Return the listing below unchanged, minus its pictures.

*Dataset content*.
== == ==
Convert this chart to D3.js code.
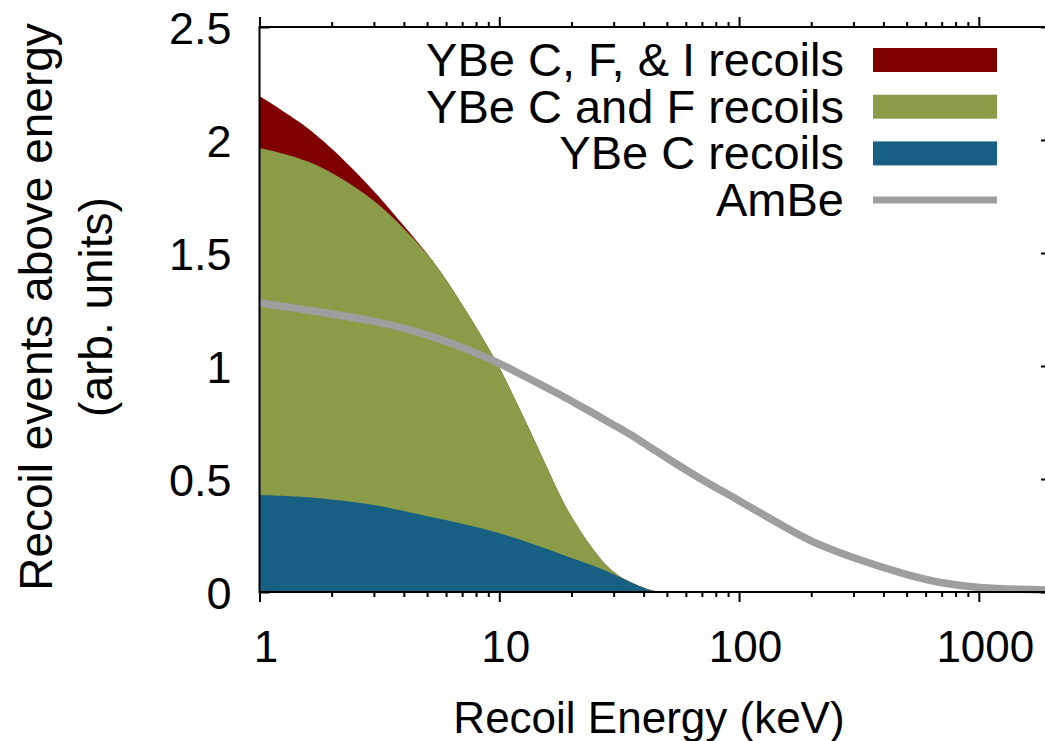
<!DOCTYPE html>
<html>
<head>
<meta charset="utf-8">
<script src="https://cdnjs.cloudflare.com/ajax/libs/d3/7.8.5/d3.min.js"></script>
<style>
    body { margin: 0; background: #fff; }
    text { font-family: "Liberation Sans", Arial, Helvetica, sans-serif; fill: #000; }
    .tick line { stroke: #000; stroke-width: 2; }
</style>
</head>
<body>
<svg width="1045" height="741"></svg>
<script>
// energies (keV) shared by every series
var energies = [1, 1.5, 2, 3, 4, 5, 6, 8, 10, 12, 15, 18, 20, 25, 30, 35, 40, 45, 50, 70, 100, 150, 200, 300, 500, 700, 1000, 1500, 2000];

// YBe C, F & I recoils (top of the stack)
var ybeCFI = [2.195, 2.077, 1.966, 1.778, 1.619, 1.50, 1.385, 1.175, 1.00, 0.823, 0.606, 0.42, 0.33, 0.173, 0.082, 0.045, 0.018, 0, 0, 0, 0, 0, 0, 0, 0, 0, 0, 0, 0];
// YBe C and F recoils
var ybeCF = [1.965, 1.92, 1.86, 1.74, 1.61, 1.50, 1.385, 1.175, 1.00, 0.823, 0.606, 0.42, 0.33, 0.173, 0.082, 0.045, 0.018, 0, 0, 0, 0, 0, 0, 0, 0, 0, 0, 0, 0];
// YBe C recoils
var ybeC = [0.429, 0.422, 0.41, 0.387, 0.358, 0.336, 0.319, 0.288, 0.261, 0.235, 0.199, 0.168, 0.150, 0.115, 0.080, 0.044, 0.018, 0, 0, 0, 0, 0, 0, 0, 0, 0, 0, 0, 0];
// AmBe
var ambe = [1.279, 1.252, 1.23, 1.20, 1.168, 1.137, 1.11, 1.058, 1.013, 0.969, 0.916, 0.872, 0.845, 0.788, 0.739, 0.699, 0.659, 0.624, 0.593, 0.496, 0.405, 0.296, 0.221, 0.150, 0.075, 0.038, 0.018, 0.011, 0.009];

var xMajor = [1, 10, 100, 1000];
var yMajor = [0, 0.5, 1, 1.5, 2, 2.5];

var legendNames = ["YBe C, F, & I recoils", "YBe C and F recoils", "YBe C recoils", "AmBe"];
var colors = ["#7f0000", "#8b9c48", "#176083", "#9e9e9e"];

var svg = d3.select("svg");

var x = d3.scaleLog().domain([1, 2000]).range([259.5, 1051]);
var y = d3.scaleLinear().domain([0, 2.5]).range([592, 27]);

// minor x ticks 2..9 of every decade
var xMinor = [];
[1, 10, 100, 1000].forEach(function (d) {
    for (var k = 2; k <= 9; k++) if (d * k <= 2000) xMinor.push(d * k);
});

// left y ticks point inward, they end up hidden under the fills
svg.append("g")
    .attr("transform", "translate(" + x(1) + ",0)")
    .call(d3.axisRight(y).tickValues(yMajor).tickSize(10).tickSizeOuter(0).tickFormat(""))
    .call(function (g) { g.select(".domain").remove(); });

// filled areas, widest first
function rows(vals) {
    return energies.map(function (e, i) { return [e, vals[i]]; });
}
var area = d3.area()
    .x(function (d) { return x(d[0]); })
    .y0(y(0))
    .y1(function (d) { return y(d[1]); })
    .curve(d3.curveBasis);

[ybeCFI, ybeCF, ybeC].forEach(function (s, i) {
    svg.append("path")
        .attr("d", area(rows(s)))
        .attr("fill", colors[i]);
});

var line = d3.line()
    .x(function (d) { return x(d[0]); })
    .y(function (d) { return y(d[1]); })
    .curve(d3.curveBasis);

svg.append("path")
    .attr("d", line(rows(ambe)))
    .attr("fill", "none")
    .attr("stroke", colors[3])
    .attr("stroke-width", 7.5);

// border
svg.append("rect")
    .attr("x", x(1)).attr("y", y(2.5))
    .attr("width", x(2000) - x(1)).attr("height", y(0) - y(2.5))
    .attr("fill", "none")
    .attr("stroke", "#000")
    .attr("stroke-width", 2);

// x ticks, outward on bottom and top
function noDomain(g) { g.select(".domain").remove(); }

svg.append("g")
    .attr("transform", "translate(0," + y(0) + ")")
    .call(d3.axisBottom(x).tickValues(xMinor).tickSize(5).tickSizeOuter(0).tickFormat(""))
    .call(noDomain);
var xb = svg.append("g")
    .attr("transform", "translate(0," + y(0) + ")")
    .call(d3.axisBottom(x).tickValues(xMajor).tickSize(10).tickSizeOuter(0).tickPadding(29)
        .tickFormat(d3.format("d")))
    .call(noDomain);
xb.selectAll("text").attr("font-size", 44).attr("dx", 6);

svg.append("g")
    .attr("transform", "translate(0," + y(2.5) + ")")
    .call(d3.axisTop(x).tickValues(xMinor).tickSize(5).tickSizeOuter(0).tickFormat(""))
    .call(noDomain);
svg.append("g")
    .attr("transform", "translate(0," + y(2.5) + ")")
    .call(d3.axisTop(x).tickValues(xMajor).tickSize(10).tickSizeOuter(0).tickFormat(""))
    .call(noDomain);

// y labels on the left, inward ticks on the right border
var yl = svg.append("g")
    .attr("transform", "translate(" + x(1) + ",0)")
    .call(d3.axisLeft(y).tickValues(yMajor).tickSize(0).tickPadding(28).tickFormat(d3.format("")))
    .call(noDomain);
yl.selectAll("text").attr("font-size", 45).attr("dy", "0.36em");

svg.append("g")
    .attr("transform", "translate(" + x(2000) + ",0)")
    .call(d3.axisLeft(y).tickValues(yMajor).tickSize(10).tickSizeOuter(0).tickFormat(""))
    .call(noDomain);

// axis titles
svg.append("text")
    .attr("x", 649).attr("y", 733)
    .attr("font-size", 44)
    .style("text-anchor", "middle")
    .text("Recoil Energy (keV)");

var yt = svg.append("text")
    .attr("transform", "translate(52,307) rotate(-90)")
    .attr("font-size", 46)
    .style("text-anchor", "middle");
yt.append("tspan").attr("x", 0).attr("y", 0).text("Recoil events above energy");
yt.append("tspan").attr("x", 0).attr("y", 60).text("(arb. units)");

// legend
var legend = svg.append("g").attr("class", "legend");
legendNames.forEach(function (name, i) {
    var cy = 60 + i * 46.7;
    legend.append("text")
        .attr("x", 844).attr("y", cy + 16)
        .attr("font-size", 47)
        .style("text-anchor", "end")
        .text(name);
    if (i < 3) {
        legend.append("rect")
            .attr("x", 873).attr("y", cy - 12)
            .attr("width", 124).attr("height", 24)
            .attr("fill", colors[i]);
    } else {
        legend.append("line")
            .attr("x1", 873).attr("x2", 997)
            .attr("y1", cy).attr("y2", cy)
            .attr("stroke", colors[i])
            .attr("stroke-width", 7);
    }
});
</script>
</body>
</html>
== == ==
*Expected answer*.
Convert this chart to D3.js code.
<!DOCTYPE html>
<html>
<head>
<meta charset="utf-8">
<script src="https://cdnjs.cloudflare.com/ajax/libs/d3/7.8.5/d3.min.js"></script>
<style>
    body { margin: 0; background: #fff; }
    text { font-family: "Liberation Sans", Arial, Helvetica, sans-serif; fill: #000; }
    .tick line { stroke: #000; stroke-width: 2; }
</style>
</head>
<body>
<svg width="1045" height="741"></svg>
<script>
// energies (keV) shared by every series
var energies = [1, 1.5, 2, 3, 4, 5, 6, 8, 10, 12, 15, 18, 20, 25, 30, 35, 40, 45, 50, 70, 100, 150, 200, 300, 500, 700, 1000, 1500, 2000];

// YBe C, F & I recoils (top of the stack)
var ybeCFI = [2.195, 2.077, 1.966, 1.778, 1.619, 1.50, 1.385, 1.175, 1.00, 0.823, 0.606, 0.42, 0.33, 0.173, 0.082, 0.045, 0.018, 0, 0, 0, 0, 0, 0, 0, 0, 0, 0, 0, 0];
// YBe C and F recoils
var ybeCF = [1.965, 1.92, 1.86, 1.74, 1.61, 1.50, 1.385, 1.175, 1.00, 0.823, 0.606, 0.42, 0.33, 0.173, 0.082, 0.045, 0.018, 0, 0, 0, 0, 0, 0, 0, 0, 0, 0, 0, 0];
// YBe C recoils
var ybeC = [0.429, 0.422, 0.41, 0.387, 0.358, 0.336, 0.319, 0.288, 0.261, 0.235, 0.199, 0.168, 0.150, 0.115, 0.080, 0.044, 0.018, 0, 0, 0, 0, 0, 0, 0, 0, 0, 0, 0, 0];
// AmBe
var ambe = [1.279, 1.252, 1.23, 1.20, 1.168, 1.137, 1.11, 1.058, 1.013, 0.969, 0.916, 0.872, 0.845, 0.788, 0.739, 0.699, 0.659, 0.624, 0.593, 0.496, 0.405, 0.296, 0.221, 0.150, 0.075, 0.038, 0.018, 0.011, 0.009];

var xMajor = [1, 10, 100, 1000];
var yMajor = [0, 0.5, 1, 1.5, 2, 2.5];

var legendNames = ["YBe C, F, & I recoils", "YBe C and F recoils", "YBe C recoils", "AmBe"];
var colors = ["#7f0000", "#8b9c48", "#176083", "#9e9e9e"];

var svg = d3.select("svg");

var x = d3.scaleLog().domain([1, 2000]).range([259.5, 1051]);
var y = d3.scaleLinear().domain([0, 2.5]).range([592, 27]);

// minor x ticks 2..9 of every decade
var xMinor = [];
[1, 10, 100, 1000].forEach(function (d) {
    for (var k = 2; k <= 9; k++) if (d * k <= 2000) xMinor.push(d * k);
});

// left y ticks point inward, they end up hidden under the fills
svg.append("g")
    .attr("transform", "translate(" + x(1) + ",0)")
    .call(d3.axisRight(y).tickValues(yMajor).tickSize(10).tickSizeOuter(0).tickFormat(""))
    .call(function (g) { g.select(".domain").remove(); });

// filled areas, widest first
function rows(vals) {
    return energies.map(function (e, i) { return [e, vals[i]]; });
}
var area = d3.area()
    .x(function (d) { return x(d[0]); })
    .y0(y(0))
    .y1(function (d) { return y(d[1]); })
    .curve(d3.curveBasis);

[ybeCFI, ybeCF, ybeC].forEach(function (s, i) {
    svg.append("path")
        .attr("d", area(rows(s)))
        .attr("fill", colors[i]);
});

var line = d3.line()
    .x(function (d) { return x(d[0]); })
    .y(function (d) { return y(d[1]); })
    .curve(d3.curveBasis);

svg.append("path")
    .attr("d", line(rows(ambe)))
    .attr("fill", "none")
    .attr("stroke", colors[3])
    .attr("stroke-width", 7.5);

// border
svg.append("rect")
    .attr("x", x(1)).attr("y", y(2.5))
    .attr("width", x(2000) - x(1)).attr("height", y(0) - y(2.5))
    .attr("fill", "none")
    .attr("stroke", "#000")
    .attr("stroke-width", 2);

// x ticks, outward on bottom and top
function noDomain(g) { g.select(".domain").remove(); }

svg.append("g")
    .attr("transform", "translate(0," + y(0) + ")")
    .call(d3.axisBottom(x).tickValues(xMinor).tickSize(5).tickSizeOuter(0).tickFormat(""))
    .call(noDomain);
var xb = svg.append("g")
    .attr("transform", "translate(0," + y(0) + ")")
    .call(d3.axisBottom(x).tickValues(xMajor).tickSize(10).tickSizeOuter(0).tickPadding(29)
        .tickFormat(d3.format("d")))
    .call(noDomain);
xb.selectAll("text").attr("font-size", 44).attr("dx", 6);

svg.append("g")
    .attr("transform", "translate(0," + y(2.5) + ")")
    .call(d3.axisTop(x).tickValues(xMinor).tickSize(5).tickSizeOuter(0).tickFormat(""))
    .call(noDomain);
svg.append("g")
    .attr("transform", "translate(0," + y(2.5) + ")")
    .call(d3.axisTop(x).tickValues(xMajor).tickSize(10).tickSizeOuter(0).tickFormat(""))
    .call(noDomain);

// y labels on the left, inward ticks on the right border
var yl = svg.append("g")
    .attr("transform", "translate(" + x(1) + ",0)")
    .call(d3.axisLeft(y).tickValues(yMajor).tickSize(0).tickPadding(28).tickFormat(d3.format("")))
    .call(noDomain);
yl.selectAll("text").attr("font-size", 45).attr("dy", "0.36em");

svg.append("g")
    .attr("transform", "translate(" + x(2000) + ",0)")
    .call(d3.axisLeft(y).tickValues(yMajor).tickSize(10).tickSizeOuter(0).tickFormat(""))
    .call(noDomain);

// axis titles
svg.append("text")
    .attr("x", 649).attr("y", 733)
    .attr("font-size", 44)
    .style("text-anchor", "middle")
    .text("Recoil Energy (keV)");

var yt = svg.append("text")
    .attr("transform", "translate(52,307) rotate(-90)")
    .attr("font-size", 46)
    .style("text-anchor", "middle");
yt.append("tspan").attr("x", 0).attr("y", 0).text("Recoil events above energy");
yt.append("tspan").attr("x", 0).attr("y", 60).text("(arb. units)");

// legend
var legend = svg.append("g").attr("class", "legend");
legendNames.forEach(function (name, i) {
    var cy = 60 + i * 46.7;
    legend.append("text")
        .attr("x", 844).attr("y", cy + 16)
        .attr("font-size", 47)
        .style("text-anchor", "end")
        .text(name);
    if (i < 3) {
        legend.append("rect")
            .attr("x", 873).attr("y", cy - 12)
            .attr("width", 124).attr("height", 24)
            .attr("fill", colors[i]);
    } else {
        legend.append("line")
            .attr("x1", 873).attr("x2", 997)
            .attr("y1", cy).attr("y2", cy)
            .attr("stroke", colors[i])
            .attr("stroke-width", 7);
    }
});
</script>
</body>
</html>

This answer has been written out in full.